As vasilhas estão se acumulando e há apenas 8 kg de macarrão para enchê-las. Os cozinheiros trocam olhares preocupados: será suficiente? Nas cozinhas comunitárias da Argentina, dois problemas se juntam: a crise está levando mais pessoas a pedir ajuda, mas o governo não está mais fornecendo alimentos.

“Hoje não sei se vamos conseguir”, diz Carina López, apontando para as caixas vazias de frutas e legumes.

López é responsável pela cozinha comunitária “Las hormiguitas viajeras”, que funciona em uma casa em Loma Hermosa, um bairro pobre em San Martín, no norte de Buenos Aires. Os vizinhos deixam suas panelas em uma mesa no corredor e saem, entre ruas com murais de Messi e Maradona. Eles as pegarão mais tarde, de preferência cheias.

Carina López, como outros organizadores de cozinhas comunitárias, diz que em novembro recebeu a última remessa de alimentos do governo.

O ultraliberal Javier Milei assumiu o cargo em dezembro e, desde então, os fundos para restaurantes e cozinhas comunitárias foram congelados, enquanto o sistema atual está sendo auditado.

“Haverá um método inovador para garantir que a ajuda chegue a quem precisa e não passe por um corrimão com intermediários”, prometeu o porta-voz da presidência, Manuel Adorni, criticando a “natureza discricionária” do mecanismo.
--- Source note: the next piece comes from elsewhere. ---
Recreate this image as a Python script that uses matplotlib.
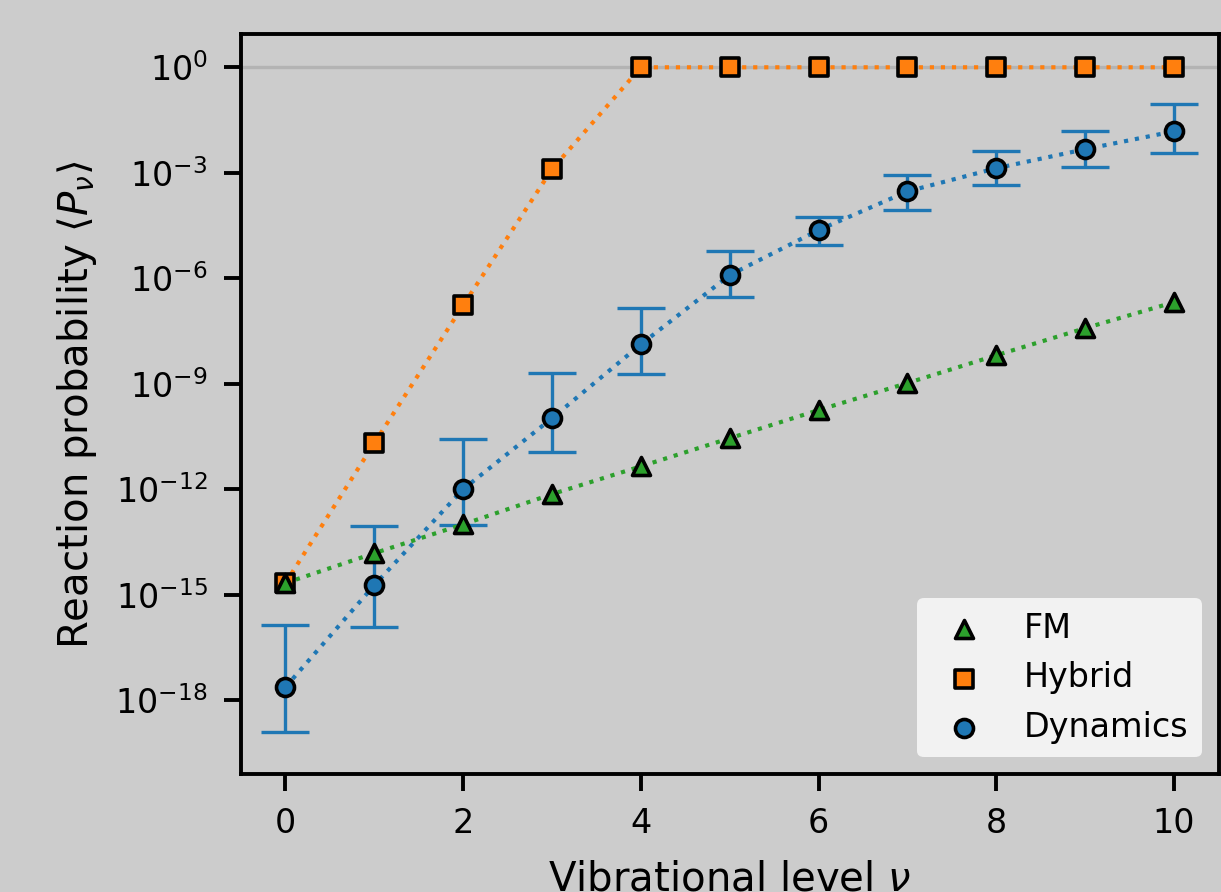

Mas não há nenhum esquema de transição e, enquanto isso, milhares de cozinhas comunitárias, capazes de fornecer mais de 100 refeições por dia, têm dependido nos últimos dois meses da ajuda municipal insuficiente e de doações.

“Eles me disseram: ‘tire dias da cozinha ou tire as pessoas'”, diz López, 50 anos, referindo-se às soluções propostas pelas autoridades.”Mas eu não posso tirar ninguém.Há novas pessoas, novos avós.

As chegadas aumentam à medida que a crise se aprofunda. Quase metade dos argentinos é pobre, em um país com inflação de 211% até 2023.

“E, além disso, as changas [empregos informais] estão sendo cortadas, porque todos estão cortando custos e menos pessoas estão sendo contratadas”, diz Melisa Cáceres, professora e organizadora de bairro.

Esse é o caso de um dos “recém-chegados” nessa cozinha: Daniel Barreto, de 33 anos. Ele é pedreiro, mas muitos canteiros de obras estão parados e ele não consegue mais emprego, com quatro filhos pequenos para cuidar.

“Quer eu trabalhe ou não, não consigo me sustentar. Estou com minha jermu [esposa] e quatro filhos. O dinheiro não é bom. Você vai às compras e não dá para nada”, diz ele. “A situação está além do meu alcance”.

Do lado de fora, três meninas brincam perto de um cachorro. Dentro, um “pechito” (costelinha) de porco é assado no forno para acompanhar o macarrão.

Algumas cozinhas comunitárias e restaurantes são organizados espontaneamente, outras dependem de organizações. Eles são o resultado do forte senso de comunidade dos argentinos.

Os movimentos sociais que administram muitos desses centros afirmam que, entre dezembro e fevereiro, o número de pessoas atendidas aumentou em pelo menos 50%. “E isso é só o começo”, adverte Cáceres, do partido Libres del Sur, que coordena essa cozinha comunitária.

Há cerca de 38.000 cozinhas comunitárias na Argentina, disse à AFP Celeste Ortiz, porta-voz do movimento social Barrios de Pie. Sua organização administra 2.000, enquanto a Libres del Sur administra outras 2.000.